Titbits from the 5th Combined Dermatology Congress of SA:
Once a year, there is great anticipation as the dermatologists of South Africa get together to learn about the latest research and novel treatments from both international and local keynote speakers. This year was no exception. We came away enlightened and newly inspired to bring the latest in dermatology back to our own practices. From the inimitable Mrs Sabrina Shah-Desai with her unique blend of humour and pearls in teaching anatomy and injectables (Oh the lasting impression the image of her ‘resting bitch face’ for Botox treatments has made 😊) to Prof Amy Paller and our very own Prof Dlovu whose contribution to dermatology made me feel about 2 feet tall. What a congress and the greatest appreciation for Prof Khumalo and her team for bringing us such a fantastic line-up of speakers.
In this setting of esteemed and inspirational leaders in our field, it was a great honour to present on two topics I am known to be passionate (OK, a little obsessed) about: clean beauty and the minefield of a topic that is sunscreen and its safety.
I am known to joke that buying a serum or sunscreen have never been so complicated. But cosmetic ingredient safety is not really something I take lightly.
Between navigating conflicting opinions about which ingredients to trust and being bombarded in the media by marketing campaigns promising astonishing results from your home-care products, it is enough to make your head spin. Take this together with the latest storm over the safety of chemical filters in sunscreens and the confusion deepens. In fact, I am surprised how few of my patients are aware that two sunscreen filters have been banned outright in Hawaii and Key West in Florida with another 10 of the most common chemical filters under investigation and no longer considered GRASE (or Generally Recognised as Safe and Effective).
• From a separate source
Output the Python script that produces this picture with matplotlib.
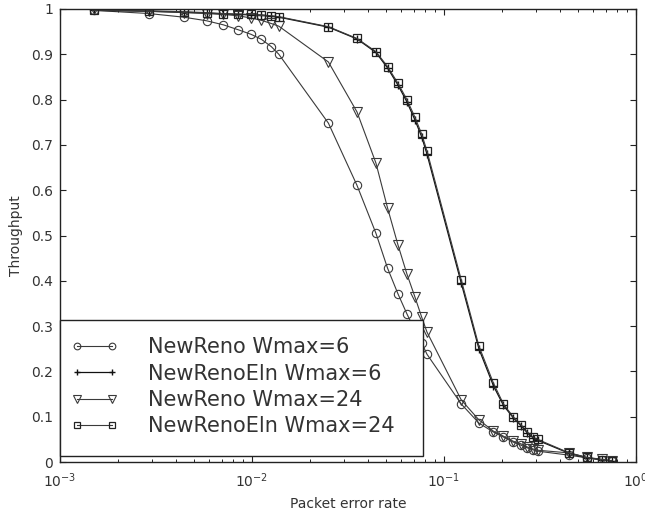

So for those of you unwilling to listen to the full hour of nitty-gritty behind these two topics (and why not ) this is where we stand currently:
- We have the evidence that certain ingredients such as parabens, phthalates and oxybenzone (a sunscreen chemical filter) can mess with our hormones (think infertility).
- We have the evidence that what we choose to put on our skin impacts our environment and is contributing to coral bleaching
- We have good research casting enough doubt whether ingredients in our skincare products are implicated in cancer. We have an adverse event reporting system where between 2004 and 2017, cancer related reports caused by cosmetics represented 41% of all adverse events related to cosmetics.
- We have the understanding that with advances in technology, we are being exposed to smaller molecules (do the terms nanoparticles or liposomes ring a bell?) which can penetrate our skin more easily. Yup this means they are more effective but at what cost?
- We also are more aware of the concept of bioaccumulation: this sounds scary because it is: this basically means that we are being exposed to these questionable ingredients across so many of our products that they are building up in our bodies at doses which are significant.
But it is not all doom and gloom. What can you be doing?
- Make use of resources such as the Environmental Working Group Skin deep database, CosDNA, INCI decoder and the Think Dirty app to check how safe your products are
- Check out the ‘Build your own report’ option at the top right hand corner of the EWG Skin deep website – it takes only a few seconds to plug in your ingredients and get an immediate answer
- Ditch and switch out any products containing ingredients such as parabens, petroleum, mineral oil, PEGs and especially fragrance
- Use physical or mineral sunscreens containing zinc oxide or titanium dioxide or the newer, ‘safer’ chemicals such as Tinosorb
- Cover up! Protective clothing still remains the best way of keeping safe in the sun.
The bottom line is that until regulations are tightened to ensure our safety and until the CTFA, our SA watchdog, grows itself some teeth, it’s up to us to empower ourselves. When it comes to the safety of my patients and my family, ‘innocent until proven guilty’ doesn’t cut it.
Because sometimes the grass is greener and cleaner on the other side.